(begin)
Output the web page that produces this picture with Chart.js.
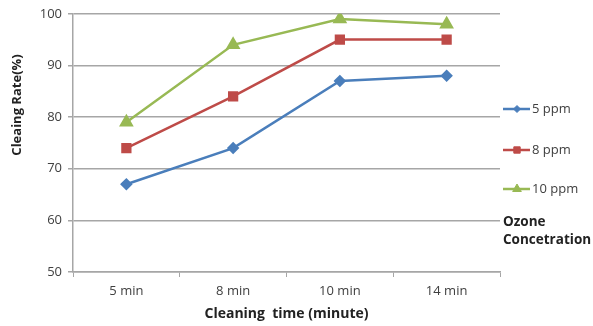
<!DOCTYPE html>
<html>
  <head>
    <meta charset="utf-8">
    <title>Cleaning rate</title>
    <script src="https://cdn.jsdelivr.net/npm/chart.js@4.4.1/dist/chart.umd.min.js"></script>
    <style>
      html, body { margin: 0; padding: 0; background: #fff; }
      #wrap { width: 593px; height: 326px; position: relative; }
    </style>
  </head>
  <body>
    <div id="wrap"><canvas id="chart1"></canvas></div>
    <script>
      var categories = ['5 min', '8 min', '10 min', '14 min'];
      var yTicks = [50, 60, 70, 80, 90, 100];
      var seriesNames = ['5 ppm', '8 ppm', '10 ppm'];
      var ppm5  = [67, 74, 87, 88];
      var ppm8  = [74, 84, 95, 95];
      var ppm10 = [79, 94, 99, 98];

      var FONT = '"Open Sans", Lato, sans-serif';
      var TXT = '#404040';

      // legend (line + marker) and y title drawn by hand, like the original
      var sideLegend = {
        id: 'sideLegend',
        afterDraw: function(chart) {
          var ctx = chart.ctx;
          var x0 = 503, ys = [109, 150, 189];
          ctx.save();
          chart.data.datasets.forEach(function(ds, i) {
            var y = ys[i];
            ctx.strokeStyle = ds.borderColor;
            ctx.lineWidth = 2.5;
            ctx.beginPath(); ctx.moveTo(x0, y); ctx.lineTo(x0 + 27, y); ctx.stroke();
            ctx.fillStyle = ds.borderColor;
            ctx.lineWidth = 1;
            Chart.helpers.drawPoint(ctx, {pointStyle: ds.pointStyle, radius: ds.pointRadius - 1, rotation: 0, borderWidth: 1}, x0 + 14, y);
            ctx.fillStyle = TXT;
            ctx.font = '13px ' + FONT;
            ctx.textBaseline = 'middle';
            ctx.textAlign = 'left';
            ctx.fillText(ds.label, x0 + 29, y);
          });
          ctx.fillStyle = '#222';
          ctx.font = 'bold 13.5px ' + FONT;
          ctx.fillText('Ozone', 503, 222);
          ctx.fillText('Concetration', 503, 240);

          ctx.translate(17, 105);
          ctx.rotate(-Math.PI / 2);
          ctx.textAlign = 'center';
          ctx.font = 'bold 13px ' + FONT;
          ctx.fillText('Cleaing Rate(%)', 0, 0);
          ctx.restore();
        }
      };

      function mk(label, data, color, style, r) {
        return {
          label: label, data: data,
          borderColor: color, backgroundColor: color,
          pointBackgroundColor: color, pointBorderColor: color,
          borderWidth: 2.5, pointStyle: style, pointRadius: r,
          pointHoverRadius: r, tension: 0
        };
      }

      new Chart(document.getElementById('chart1'), {
        type: 'line',
        data: {
          labels: categories,
          datasets: [
            mk(seriesNames[0], ppm5, '#4A7EBB', 'rectRot', 4.5),
            mk(seriesNames[1], ppm8, '#BE4B48', 'rect', 5.5),
            mk(seriesNames[2], ppm10, '#98B954', 'triangle', 6)
          ]
        },
        options: {
          responsive: true,
          maintainAspectRatio: false,
          animation: false,
          layout: { padding: { top: 13, right: 93, left: 0, bottom: 0 } },
          plugins: { legend: { display: false }, tooltip: { enabled: false } },
          scales: {
            x: {
              offset: true,
              grid: { drawOnChartArea: false, drawTicks: true, tickLength: 5, color: '#a6a6a6', offset: true },
              border: { color: '#a6a6a6', width: 1.5 },
              ticks: { color: TXT, font: { family: FONT, size: 13 }, padding: 6 },
              title: { display: true, text: 'Cleaning  time (minute)', color: '#222', font: { family: FONT, size: 14, weight: 'bold' }, padding: { top: 6 } },
              afterFit: function(s) { s.height = 54; }
            },
            y: {
              min: yTicks[0], max: yTicks[yTicks.length - 1],
              afterBuildTicks: function(s) { s.ticks = yTicks.map(function(v) { return {value: v}; }); },
              grid: { color: '#a6a6a6', lineWidth: 1.5, tickLength: 5 },
              border: { color: '#a6a6a6', width: 1.5 },
              ticks: { color: TXT, font: { family: FONT, size: 13 }, padding: 6 },
              title: { display: false },
              afterFit: function(s) { s.width = 73; }
            }
          }
        },
        plugins: [sideLegend]
      });
    </script>
  </body>
</html>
(end)
Requirements >> Without the pictures, retype the whole of the material above exactly.

Result of this exercise >>
Output the web page that produces this picture with Chart.js.
<!DOCTYPE html>
<html>
  <head>
    <meta charset="utf-8">
    <title>Cleaning rate</title>
    <script src="https://cdn.jsdelivr.net/npm/chart.js@4.4.1/dist/chart.umd.min.js"></script>
    <style>
      html, body { margin: 0; padding: 0; background: #fff; }
      #wrap { width: 593px; height: 326px; position: relative; }
    </style>
  </head>
  <body>
    <div id="wrap"><canvas id="chart1"></canvas></div>
    <script>
      var categories = ['5 min', '8 min', '10 min', '14 min'];
      var yTicks = [50, 60, 70, 80, 90, 100];
      var seriesNames = ['5 ppm', '8 ppm', '10 ppm'];
      var ppm5  = [67, 74, 87, 88];
      var ppm8  = [74, 84, 95, 95];
      var ppm10 = [79, 94, 99, 98];

      var FONT = '"Open Sans", Lato, sans-serif';
      var TXT = '#404040';

      // legend (line + marker) and y title drawn by hand, like the original
      var sideLegend = {
        id: 'sideLegend',
        afterDraw: function(chart) {
          var ctx = chart.ctx;
          var x0 = 503, ys = [109, 150, 189];
          ctx.save();
          chart.data.datasets.forEach(function(ds, i) {
            var y = ys[i];
            ctx.strokeStyle = ds.borderColor;
            ctx.lineWidth = 2.5;
            ctx.beginPath(); ctx.moveTo(x0, y); ctx.lineTo(x0 + 27, y); ctx.stroke();
            ctx.fillStyle = ds.borderColor;
            ctx.lineWidth = 1;
            Chart.helpers.drawPoint(ctx, {pointStyle: ds.pointStyle, radius: ds.pointRadius - 1, rotation: 0, borderWidth: 1}, x0 + 14, y);
            ctx.fillStyle = TXT;
            ctx.font = '13px ' + FONT;
            ctx.textBaseline = 'middle';
            ctx.textAlign = 'left';
            ctx.fillText(ds.label, x0 + 29, y);
          });
          ctx.fillStyle = '#222';
          ctx.font = 'bold 13.5px ' + FONT;
          ctx.fillText('Ozone', 503, 222);
          ctx.fillText('Concetration', 503, 240);

          ctx.translate(17, 105);
          ctx.rotate(-Math.PI / 2);
          ctx.textAlign = 'center';
          ctx.font = 'bold 13px ' + FONT;
          ctx.fillText('Cleaing Rate(%)', 0, 0);
          ctx.restore();
        }
      };

      function mk(label, data, color, style, r) {
        return {
          label: label, data: data,
          borderColor: color, backgroundColor: color,
          pointBackgroundColor: color, pointBorderColor: color,
          borderWidth: 2.5, pointStyle: style, pointRadius: r,
          pointHoverRadius: r, tension: 0
        };
      }

      new Chart(document.getElementById('chart1'), {
        type: 'line',
        data: {
          labels: categories,
          datasets: [
            mk(seriesNames[0], ppm5, '#4A7EBB', 'rectRot', 4.5),
            mk(seriesNames[1], ppm8, '#BE4B48', 'rect', 5.5),
            mk(seriesNames[2], ppm10, '#98B954', 'triangle', 6)
          ]
        },
        options: {
          responsive: true,
          maintainAspectRatio: false,
          animation: false,
          layout: { padding: { top: 13, right: 93, left: 0, bottom: 0 } },
          plugins: { legend: { display: false }, tooltip: { enabled: false } },
          scales: {
            x: {
              offset: true,
              grid: { drawOnChartArea: false, drawTicks: true, tickLength: 5, color: '#a6a6a6', offset: true },
              border: { color: '#a6a6a6', width: 1.5 },
              ticks: { color: TXT, font: { family: FONT, size: 13 }, padding: 6 },
              title: { display: true, text: 'Cleaning  time (minute)', color: '#222', font: { family: FONT, size: 14, weight: 'bold' }, padding: { top: 6 } },
              afterFit: function(s) { s.height = 54; }
            },
            y: {
              min: yTicks[0], max: yTicks[yTicks.length - 1],
              afterBuildTicks: function(s) { s.ticks = yTicks.map(function(v) { return {value: v}; }); },
              grid: { color: '#a6a6a6', lineWidth: 1.5, tickLength: 5 },
              border: { color: '#a6a6a6', width: 1.5 },
              ticks: { color: TXT, font: { family: FONT, size: 13 }, padding: 6 },
              title: { display: false },
              afterFit: function(s) { s.width = 73; }
            }
          }
        },
        plugins: [sideLegend]
      });
    </script>
  </body>
</html>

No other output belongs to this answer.